Às vezes é difícil saber se Caetano Veloso é mais apaixonado pelo cinema ou pela música. Talvez o cinema seja uma paixão e a música outra, apenas que esta é também seu destino. Talvez, ainda, eu esteja apenas procurando uma fórmula para entender alguém que se interessa por tudo, a escrita, o teatro, a pintura - que pratica com gênio várias dessas artes (a pintura não sei, mas ele a pratica em suas roupas e cenários).
Talvez tudo isso seja resultado da formação baiana do momento a que ele se refere em "Cine Subaé: Escritos sobre Cinema (1960-2023)", volume recém-lançado, organização de Claudio Leal e Rodrigo Sombra.
O fato é que logo desembocou na crítica de cinema, que exerceu de maneira precoce e amorosa. Tinha mais ou menos a mesma idade - menos de 20 - que Rogério Sganzerla quando tomou a si o ofício.

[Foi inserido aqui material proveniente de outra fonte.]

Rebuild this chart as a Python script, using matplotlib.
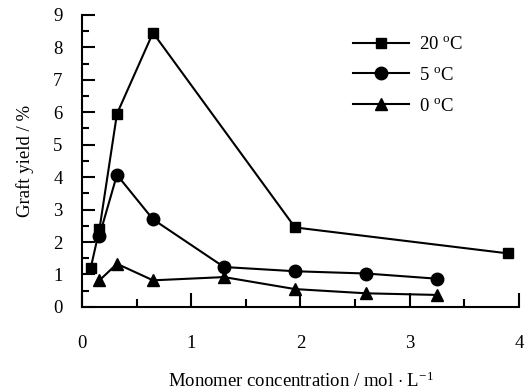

Tinha a experiência de um jovem fã de cinema que não perdia as sessões do Cine Santo Amaro, em sua cidade. A partir dela, dá aulas de liberdade. Quando, por exemplo, designa "Hiroshima, Meu Amor" de poema "literoplástico" e justifica a palavra. Ali, escreve: "Não há só uma fusão de palavras e imagens, mas também a supervalorização do texto... 'cinema' funciona como ilustração, uma ilustração genial, mas ilustração." Pode-se discordar ou não, mas ali está a dúvida que ronda a cabeça de qualquer amante desse filme.
Quando escreve sobre "A Grande Feira", de Roberto Pires (1961), abre o texto assim: "O que tem impedido o surgimento de grandes obras no cinema nacional é a insegurança que o equilíbrio existente entre as tendências de emoção - pessoal, necessidades comerciais, compromissos sociais e estéticos - provoca nos realizadores."
Para ser íntegro, o realizador precisa ser fiel a sua emoção, à sua ideologia política, honesto com o povo (a que deve ser acessível), com a intelligentsia, com os financiadores e ainda fiel à necessidade de criar uma reputação ao cinema brasileiro no exterior.
Com efeito, um acúmulo turbulento de obrigações que passam pela cabeça dos realizadores. Embora os anos seguintes pudessem até desmentir algumas dessas palavras, o desejo de atingir públicos mais amplos e o encarecimento das produções voltam a, em linhas gerais, atestar também a atualidade do diagnóstico.
Os gostos são por vezes sintomáticos do momento. Por exemplo, o texto de "Juventude Transviada", de Nicholas Ray, é um tanto ingênuo (é mesmo), mas James Dean salva tudo com sua presença. De fato, ele está excelente, mas não salva nada: aquela presença dele é do filme, é o filme.
Quanto a "Imitação da Vida", de Douglas Sirk, me surpreendi com a veemência com que desanca esse belo filme. Se viesse de outro crítico eu entenderia, mas Caetano é aquele que reinterpretou "Coração Materno" e mostrou o quanto aquele dramalhão podia ser belo. Mais tarde, Caetano admirará de fio a pavio o cinema de Pedro Almodóvar.
Essas surpresas ajudam. Elas abundam na parte final do livro, em que Caetano se exprime em entrevistas ou fragmentos delas. Numa, diz com todas as letras que prefere Mick Jagger a Ingmar Bergman! Claro, Jagger é uma potência de vida, Bergman é o seu negativo - e também meio chato, embora diabolicamente talentoso. Eu prefiro Arnaldo Antunes a Jagger, porque sua dança é mais original, contida e não contida, nos gestos, na sensualidade, na inteligência. Mas isso é outra história.
Cada página dessa antologia magnificamente colhida e organizada por Leal e Sombra nos diz alguma coisa, nos enriquece de algum modo. Por vezes encherá a algum de nós com a alegria de uma descoberta, pois é um exercício de liberdade que se renova a cada artigo - e até dá vontade de rever seu filme, que vi uma vez e acho que não entendi bulhufas.
Há muita coisa a ler ali. Não posso deixar de dizer, por fim, que a mim sensibilizou em particular a análise precisa dos preciosos filmes de Carlos Adriano, ainda muito pouco vistos e visitados. Mas poetas e poetas se entendem.